►

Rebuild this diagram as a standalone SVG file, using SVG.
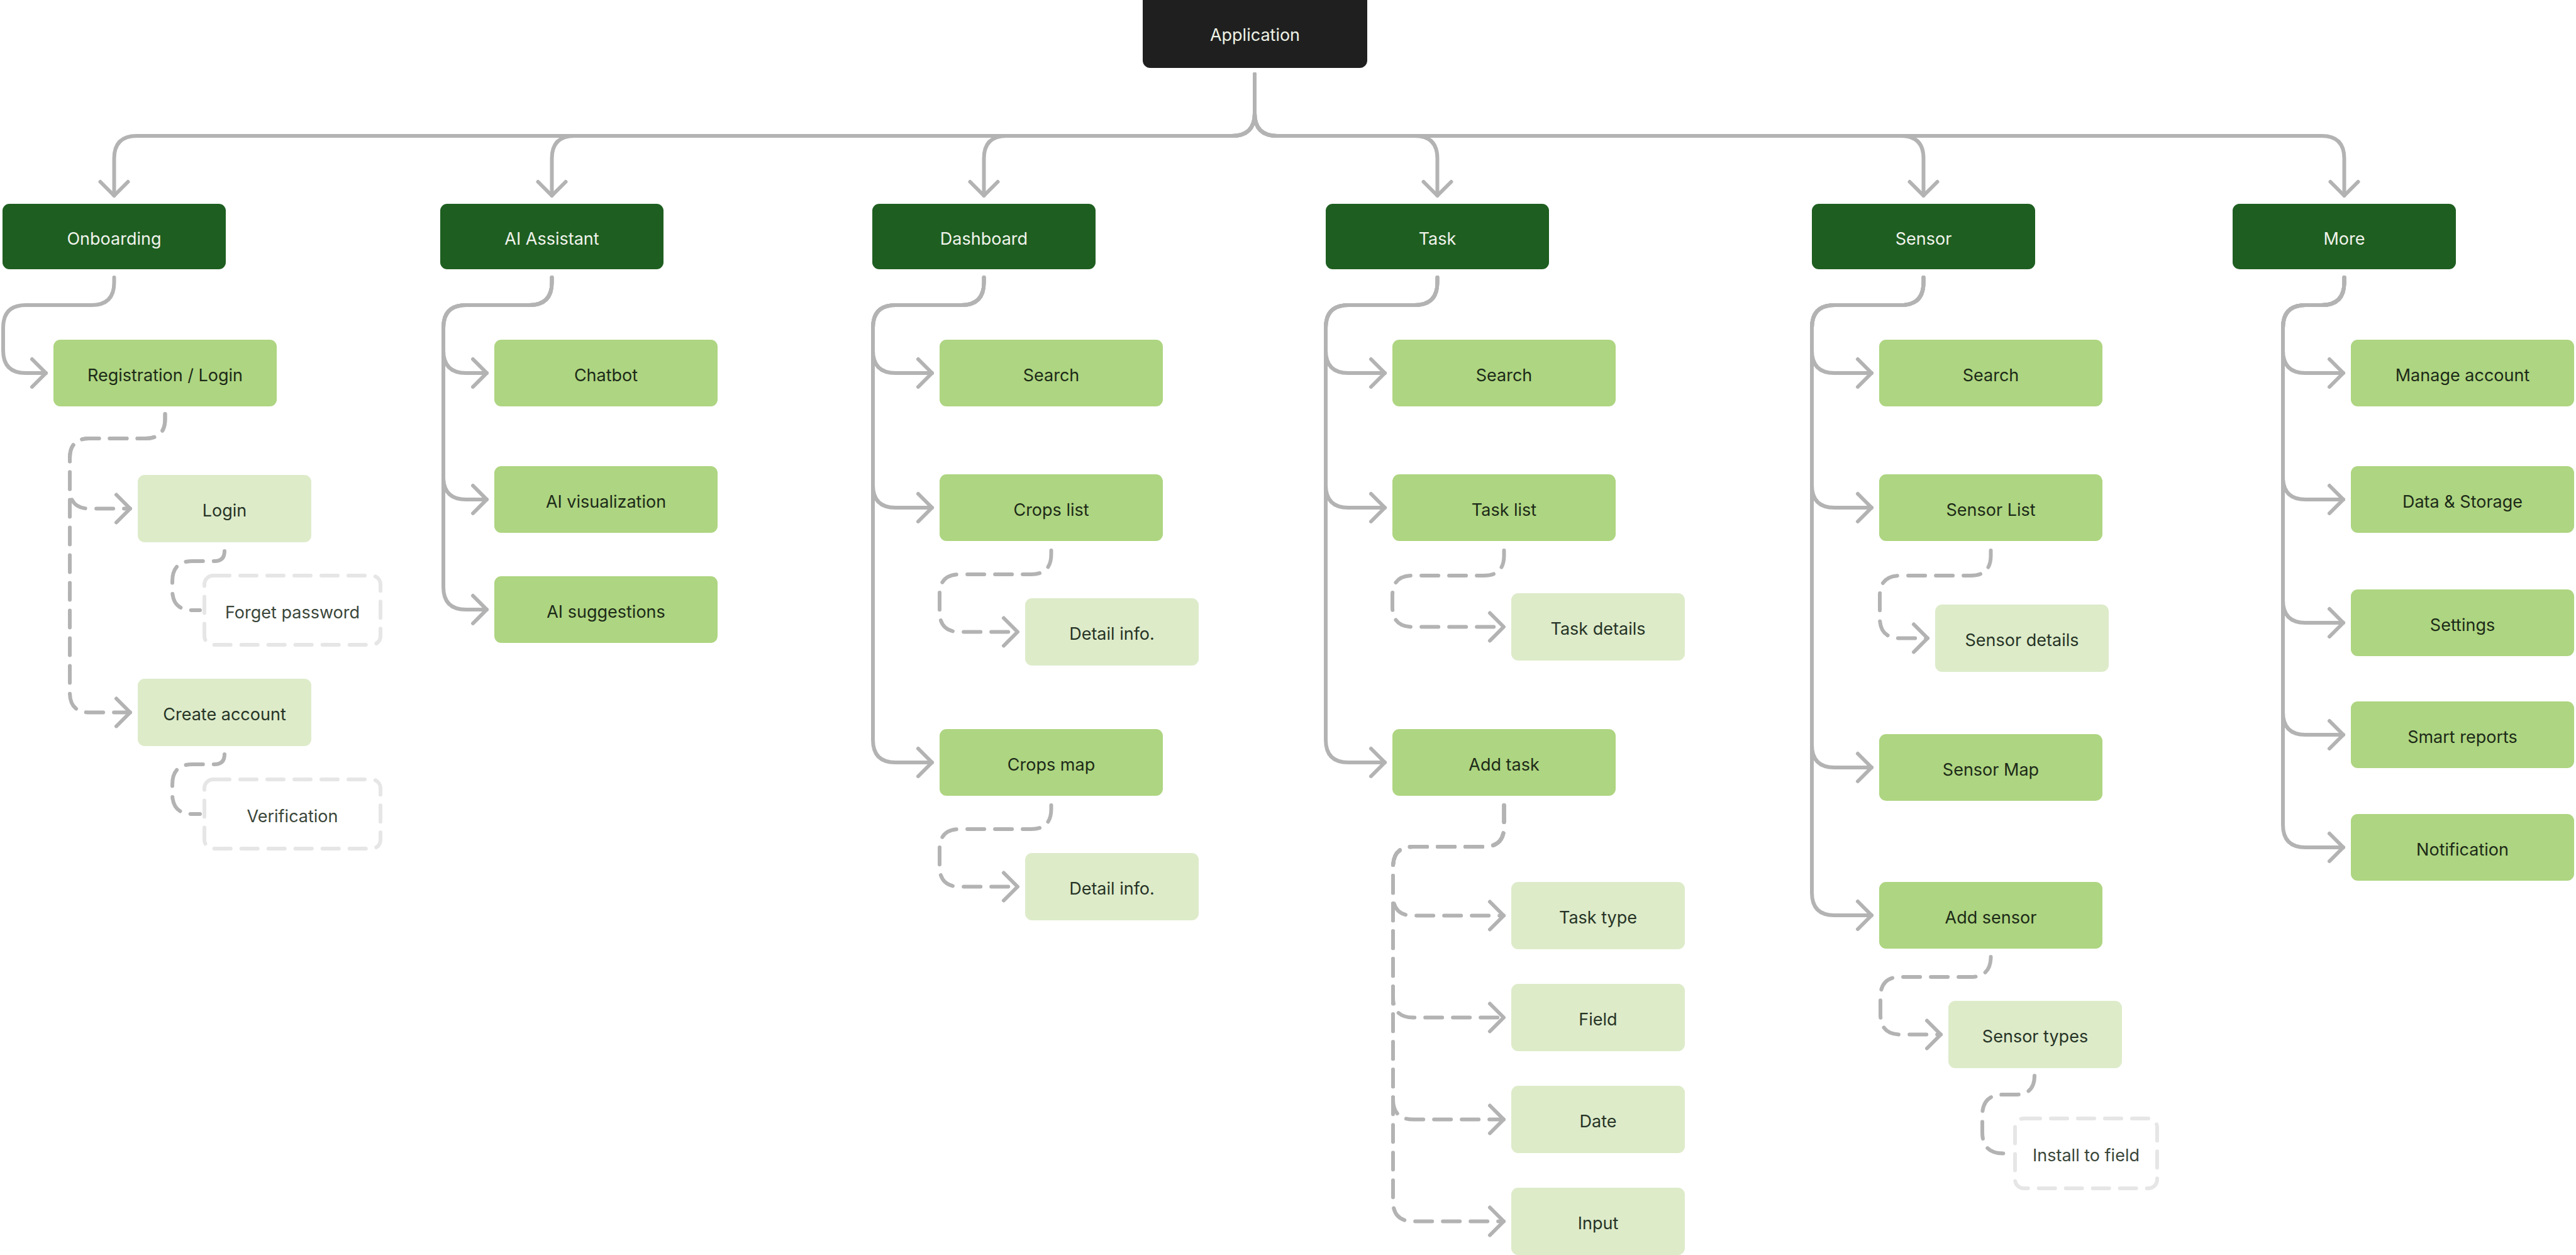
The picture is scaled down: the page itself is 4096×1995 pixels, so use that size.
<svg xmlns="http://www.w3.org/2000/svg" width="4096" height="1995" viewBox="0 0 4096 1995">
<style>
  text { font-family: Inter, "Noto Sans", "Liberation Sans", sans-serif; font-size: 27px; text-anchor: middle; }
  .root rect { fill: #1F1F1F; }
  .root text { fill: #EEF3E6; }
  .l1 rect { fill: #1E5E20; }
  .l1 text { fill: #F0F3EC; }
  .l2 rect { fill: #AED581; }
  .l2 text { fill: #1C2A18; }
  .l3 rect { fill: #DDEBC9; }
  .l3 text { fill: #263326; }
  .ghost rect { fill: #FFFFFF; stroke: #E6E6E6; stroke-width: 6; stroke-dasharray: 26 17; stroke-linecap: round; }
  .ghost text { fill: #3A463A; }
  .c { fill: none; stroke: #B3B3B3; stroke-width: 6; stroke-linecap: round; stroke-linejoin: round; }
  .a { marker-end: url(#arr); }
  .d { stroke-dasharray: 27 17; }
</style>
<defs>
  <marker id="arr" markerUnits="userSpaceOnUse" markerWidth="60" markerHeight="60" viewBox="-30 -30 60 60" refX="0" refY="0" orient="auto" overflow="visible">
    <path d="M-22,-22 L0,0 L-22,22" fill="none" stroke="#B3B3B3" stroke-width="6" stroke-linecap="round" stroke-linejoin="round"/>
  </marker>
</defs>
<rect x="0" y="0" width="4096" height="1995" fill="#FFFFFF"/>

<g id="connectors">
  <!-- Application to level 1 -->
  <path class="c a" d="M1995,118 V180 Q1995,216 1959,216 H217.5 Q181.5,216 181.5,252 V311"/>
  <path class="c a" d="M1995,118 V180 Q1995,216 1959,216 H913.5 Q877.5,216 877.5,252 V311"/>
  <path class="c a" d="M1995,118 V180 Q1995,216 1959,216 H1600.5 Q1564.5,216 1564.5,252 V311"/>
  <path class="c a" d="M1995,118 V180 Q1995,216 2031,216 H2249.5 Q2285.5,216 2285.5,252 V311"/>
  <path class="c a" d="M1995,118 V180 Q1995,216 2031,216 H3022.5 Q3058.5,216 3058.5,252 V311"/>
  <path class="c a" d="M1995,118 V180 Q1995,216 2031,216 H3691.5 Q3727.5,216 3727.5,252 V311"/>

  <!-- Onboarding -->
  <path class="c a" d="M181.5,441 V449 Q181.5,485 145.5,485 H41 Q5,485 5,521 V557 Q5,593 41,593 H73"/>
  <!-- AI Assistant -->
  <path class="c a" d="M877.5,441 V449 Q877.5,485 841.5,485 H741 Q705,485 705,521 V557 Q705,593 741,593 H774"/>
  <path class="c a" d="M877.5,441 V449 Q877.5,485 841.5,485 H741 Q705,485 705,521 V758 Q705,794 741,794 H774"/>
  <path class="c a" d="M877.5,441 V449 Q877.5,485 841.5,485 H741 Q705,485 705,521 V933 Q705,969 741,969 H774"/>
  <!-- Dashboard -->
  <path class="c a" d="M1564.5,441 V449 Q1564.5,485 1528.5,485 H1424 Q1388,485 1388,521 V557 Q1388,593 1424,593 H1482"/>
  <path class="c a" d="M1564.5,441 V449 Q1564.5,485 1528.5,485 H1424 Q1388,485 1388,521 V771 Q1388,807 1424,807 H1482"/>
  <path class="c a" d="M1564.5,441 V449 Q1564.5,485 1528.5,485 H1424 Q1388,485 1388,521 V1176 Q1388,1212 1424,1212 H1482"/>
  <!-- Task -->
  <path class="c a" d="M2285.5,441 V449 Q2285.5,485 2249.5,485 H2144 Q2108,485 2108,521 V557 Q2108,593 2144,593 H2202"/>
  <path class="c a" d="M2285.5,441 V449 Q2285.5,485 2249.5,485 H2144 Q2108,485 2108,521 V771 Q2108,807 2144,807 H2202"/>
  <path class="c a" d="M2285.5,441 V449 Q2285.5,485 2249.5,485 H2144 Q2108,485 2108,521 V1176 Q2108,1212 2144,1212 H2202"/>
  <!-- Sensor -->
  <path class="c a" d="M3058.5,441 V449 Q3058.5,485 3022.5,485 H2917 Q2881,485 2881,521 V557 Q2881,593 2917,593 H2976"/>
  <path class="c a" d="M3058.5,441 V449 Q3058.5,485 3022.5,485 H2917 Q2881,485 2881,521 V771 Q2881,807 2917,807 H2976"/>
  <path class="c a" d="M3058.5,441 V449 Q3058.5,485 3022.5,485 H2917 Q2881,485 2881,521 V1184 Q2881,1220 2917,1220 H2976"/>
  <path class="c a" d="M3058.5,441 V449 Q3058.5,485 3022.5,485 H2917 Q2881,485 2881,521 V1419 Q2881,1455 2917,1455 H2976"/>
  <!-- More -->
  <path class="c a" d="M3727.5,441 V449 Q3727.5,485 3691.5,485 H3666 Q3630,485 3630,521 V557 Q3630,593 3666,593 H3726"/>
  <path class="c a" d="M3727.5,441 V449 Q3727.5,485 3691.5,485 H3666 Q3630,485 3630,521 V758 Q3630,794 3666,794 H3726"/>
  <path class="c a" d="M3727.5,441 V449 Q3727.5,485 3691.5,485 H3666 Q3630,485 3630,521 V954 Q3630,990 3666,990 H3726"/>
  <path class="c a" d="M3727.5,441 V449 Q3727.5,485 3691.5,485 H3666 Q3630,485 3630,521 V1132 Q3630,1168 3666,1168 H3726"/>
  <path class="c a" d="M3727.5,441 V449 Q3727.5,485 3691.5,485 H3666 Q3630,485 3630,521 V1311 Q3630,1347 3666,1347 H3726"/>

  <!-- Dashed: Registration / Login -->
  <path class="c d a" d="M262.5,658 V666 Q262.5,697 231.5,697 H142 Q111,697 111,728 V777 Q111,808.5 142,808.5 H207"/>
  <path class="c d a" d="M262.5,658 V666 Q262.5,697 231.5,697 H142 Q111,697 111,728 V1101 Q111,1132.5 142,1132.5 H207"/>
  <path class="c d" d="M357,876 Q357,892 341,892 H306 Q274,892 274,924 V938 Q274,970 306,970 H318"/>
  <path class="c d" d="M357,1199 Q357,1215 341,1215 H306 Q274,1215 274,1247 V1262 Q274,1294 306,1294 H318"/>

  <!-- Dashed: Dashboard -->
  <path class="c d a" d="M1671.5,875 V881 Q1671.5,913 1639.5,913 H1526 Q1494,913 1494,945 V972.5 Q1494,1004.5 1526,1004.5 H1618"/>
  <path class="c d a" d="M1671.5,1280 V1286 Q1671.5,1318 1639.5,1318 H1526 Q1494,1318 1494,1350 V1377.5 Q1494,1409.5 1526,1409.5 H1618"/>

  <!-- Dashed: Task -->
  <path class="c d a" d="M2391.5,875 V883 Q2391.5,915 2359.5,915 H2246 Q2214,915 2214,947 V964.5 Q2214,996.5 2246,996.5 H2391"/>
  <path class="c d a" d="M2391.5,1280 V1314 Q2391.5,1346 2359.5,1346 H2247 Q2215,1346 2215,1378 V1423.5 Q2215,1455.5 2247,1455.5 H2391"/>
  <path class="c d a" d="M2391.5,1280 V1314 Q2391.5,1346 2359.5,1346 H2247 Q2215,1346 2215,1378 V1585.5 Q2215,1617.5 2247,1617.5 H2391"/>
  <path class="c d a" d="M2391.5,1280 V1314 Q2391.5,1346 2359.5,1346 H2247 Q2215,1346 2215,1378 V1747.5 Q2215,1779.5 2247,1779.5 H2391"/>
  <path class="c d a" d="M2391.5,1280 V1314 Q2391.5,1346 2359.5,1346 H2247 Q2215,1346 2215,1378 V1909.5 Q2215,1941.5 2247,1941.5 H2391"/>

  <!-- Dashed: Sensor -->
  <path class="c d a" d="M3165.5,875 V883 Q3165.5,915 3133.5,915 H3021 Q2989,915 2989,947 V982.5 Q2989,1014.5 3021,1014.5 H3065"/>
  <path class="c d a" d="M3165.5,1521 Q3165.5,1553 3133.5,1553 H3022 Q2990,1553 2990,1585 V1612.5 Q2990,1644.5 3022,1644.5 H3086"/>
  <path class="c d" d="M3235,1710 Q3235,1740 3205,1740 H3185 Q3152,1740 3152,1773 V1800 Q3152,1833.5 3185,1833.5 H3194"/>
</g>

<g id="application" class="root">
  <rect x="1817" y="-12" width="357" height="120" rx="12"/>
  <text x="1995.5" y="65">Application</text>
</g>

<g id="onboarding" class="l1"><rect x="4" y="324" width="355" height="104" rx="11"/><text x="181.5" y="389">Onboarding</text></g>
<g id="ai-assistant" class="l1"><rect x="700" y="324" width="355" height="104" rx="11"/><text x="877.5" y="389">AI Assistant</text></g>
<g id="dashboard" class="l1"><rect x="1387" y="324" width="355" height="104" rx="11"/><text x="1564.5" y="389">Dashboard</text></g>
<g id="task" class="l1"><rect x="2108" y="324" width="355" height="104" rx="11"/><text x="2285.5" y="389">Task</text></g>
<g id="sensor" class="l1"><rect x="2881" y="324" width="355" height="104" rx="11"/><text x="3058.5" y="389">Sensor</text></g>
<g id="more" class="l1"><rect x="3550" y="324" width="355" height="104" rx="11"/><text x="3727.5" y="389">More</text></g>

<g id="registration-login" class="l2"><rect x="85" y="540" width="355" height="106" rx="11"/><text x="262.5" y="606">Registration / Login</text></g>
<g id="login" class="l3"><rect x="219" y="755" width="276" height="107" rx="11"/><text x="357" y="821">Login</text></g>
<g id="forget-password" class="ghost"><rect x="325" y="915" width="280" height="110" rx="14"/><text x="465" y="983">Forget password</text></g>
<g id="create-account" class="l3"><rect x="219" y="1079" width="276" height="107" rx="11"/><text x="357" y="1145">Create account</text></g>
<g id="verification" class="ghost"><rect x="325" y="1239" width="280" height="110" rx="14"/><text x="465" y="1307">Verification</text></g>

<g id="chatbot" class="l2"><rect x="786" y="540" width="355" height="106" rx="11"/><text x="963.5" y="606">Chatbot</text></g>
<g id="ai-visualization" class="l2"><rect x="786" y="741" width="355" height="106" rx="11"/><text x="963.5" y="807">AI visualization</text></g>
<g id="ai-suggestions" class="l2"><rect x="786" y="916" width="355" height="106" rx="11"/><text x="963.5" y="982">AI suggestions</text></g>

<g id="dashboard-search" class="l2"><rect x="1494" y="540" width="355" height="106" rx="11"/><text x="1671.5" y="606">Search</text></g>
<g id="crops-list" class="l2"><rect x="1494" y="754" width="355" height="106" rx="11"/><text x="1671.5" y="820">Crops list</text></g>
<g id="crops-list-detail" class="l3"><rect x="1630" y="951" width="276" height="107" rx="11"/><text x="1768" y="1017">Detail info.</text></g>
<g id="crops-map" class="l2"><rect x="1494" y="1159" width="355" height="106" rx="11"/><text x="1671.5" y="1225">Crops map</text></g>
<g id="crops-map-detail" class="l3"><rect x="1630" y="1356" width="276" height="107" rx="11"/><text x="1768" y="1422">Detail info.</text></g>

<g id="task-search" class="l2"><rect x="2214" y="540" width="355" height="106" rx="11"/><text x="2391.5" y="606">Search</text></g>
<g id="task-list" class="l2"><rect x="2214" y="754" width="355" height="106" rx="11"/><text x="2391.5" y="820">Task list</text></g>
<g id="task-details" class="l3"><rect x="2403" y="943" width="276" height="107" rx="11"/><text x="2541" y="1009">Task details</text></g>
<g id="add-task" class="l2"><rect x="2214" y="1159" width="355" height="106" rx="11"/><text x="2391.5" y="1225">Add task</text></g>
<g id="task-type" class="l3"><rect x="2403" y="1402" width="276" height="107" rx="11"/><text x="2541" y="1468">Task type</text></g>
<g id="field" class="l3"><rect x="2403" y="1564" width="276" height="107" rx="11"/><text x="2541" y="1630">Field</text></g>
<g id="date" class="l3"><rect x="2403" y="1726" width="276" height="107" rx="11"/><text x="2541" y="1792">Date</text></g>
<g id="input" class="l3"><rect x="2403" y="1888" width="276" height="107" rx="11"/><text x="2541" y="1954">Input</text></g>

<g id="sensor-search" class="l2"><rect x="2988" y="540" width="355" height="106" rx="11"/><text x="3165.5" y="606">Search</text></g>
<g id="sensor-list" class="l2"><rect x="2988" y="754" width="355" height="106" rx="11"/><text x="3165.5" y="820">Sensor List</text></g>
<g id="sensor-details" class="l3"><rect x="3077" y="961" width="276" height="107" rx="11"/><text x="3215" y="1027">Sensor details</text></g>
<g id="sensor-map" class="l2"><rect x="2988" y="1167" width="355" height="106" rx="11"/><text x="3165.5" y="1233">Sensor Map</text></g>
<g id="add-sensor" class="l2"><rect x="2988" y="1402" width="355" height="106" rx="11"/><text x="3165.5" y="1468">Add sensor</text></g>
<g id="sensor-types" class="l3"><rect x="3098" y="1591" width="276" height="107" rx="11"/><text x="3236" y="1657">Sensor types</text></g>
<g id="install-to-field" class="ghost"><rect x="3204" y="1778" width="226" height="111" rx="14"/><text x="3317" y="1846">Install to field</text></g>

<g id="manage-account" class="l2"><rect x="3738" y="540" width="355" height="106" rx="11"/><text x="3915.5" y="606">Manage account</text></g>
<g id="data-storage" class="l2"><rect x="3738" y="741" width="355" height="106" rx="11"/><text x="3915.5" y="807">Data &amp; Storage</text></g>
<g id="settings" class="l2"><rect x="3738" y="937" width="355" height="106" rx="11"/><text x="3915.5" y="1003">Settings</text></g>
<g id="smart-reports" class="l2"><rect x="3738" y="1115" width="355" height="106" rx="11"/><text x="3915.5" y="1181">Smart reports</text></g>
<g id="notification" class="l2"><rect x="3738" y="1294" width="355" height="106" rx="11"/><text x="3915.5" y="1360">Notification</text></g>
</svg>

◄

_Job_
Take every line that includes the string "size" and copy it.

_Correct result_
The picture is scaled down: the page itself is 4096×1995 pixels, so use that size.
  text { font-family: Inter, "Noto Sans", "Liberation Sans", sans-serif; font-size: 27px; text-anchor: middle; }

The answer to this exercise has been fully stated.